Pendant deux heures et demie, Armstrong ramasse des kilos de pierres et photographie. Aldrin installe un sismomètre et d’autres instruments scientifiques. Ils plantent un drapeau américain et laissent des traces de leur passage, dont une médaille honorant Youri Gagarine. Sur les 857 photos en noir et blanc, et 550 en couleur, seules quatre montrent Armstrong. La plupart représentent Aldrin. « Il est beaucoup plus photogénique que moi », plaisanta Armstrong en 2001.
Accueillis par Nixon
À l’heure de repartir, les astronautes sont recouverts de poussières. Dans le cockpit, il y a comme une odeur de « cendres mouillées dans une cheminée », selon Armstrong. En orbite, Collins les attend depuis 22 heures. « Ma terreur secrète depuis six mois est de les laisser sur la Lune et de revenir seul sur Terre. S’ils n’arrivent pas à quitter la surface, ou s’ils s’écrasent, je ne vais pas me suicider. Je reviendrai à la maison, mais je serai un homme à abattre pour le restant de mes jours, je le sais », a écrit Collins.

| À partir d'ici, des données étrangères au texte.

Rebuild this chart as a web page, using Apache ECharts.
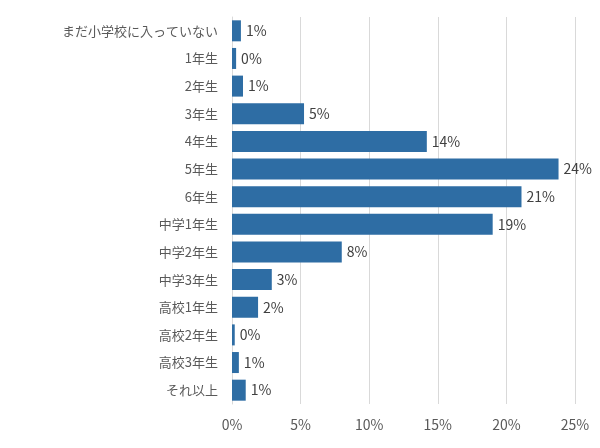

Heureusement, l’unique moteur du LEM s’allume, le rendez-vous fonctionne, et les trois hommes repartent vers la Terre. À la fin, la capsule, débarrassée des modules inutiles, pèse 5,5 tonnes au lieu des 3 000 tonnes initiales. Le 24 juillet, elle traverse dans une boule de feu l’atmosphère pour tomber comme une pierre dans le Pacifique, ralentie par trois grands parachutes.
Les États-Unis ont dépêché un porte-avions pour les récupérer. Richard Nixon est à bord. Bientôt la capsule apparaît dans le ciel. Elle fait plouf, et des plongeurs d’élite extraient les hommes, indemnes, mais sales, pour les transférer par hélicoptère sur le navire, où ils sont placés en quarantaine, par peur d’une contamination d’imaginaires microorganismes extraterrestres.
À leur première conférence de presse, trois semaines plus tard, les journalistes ont demandé aux trois héros s’ils pensaient retourner un jour sur la Lune. « Nous avons eu très peu de temps pour méditer », répond Armstrong, toujours peu enclin au lyrisme. Aucun d’eux ne retournera dans l’espace. Le programme Apollo a été interrompu en 1972. Et il a fallu attendre Donald Trump pour que l’Amérique se décide à lancer la sœur d’Apollo, le programme Artémis.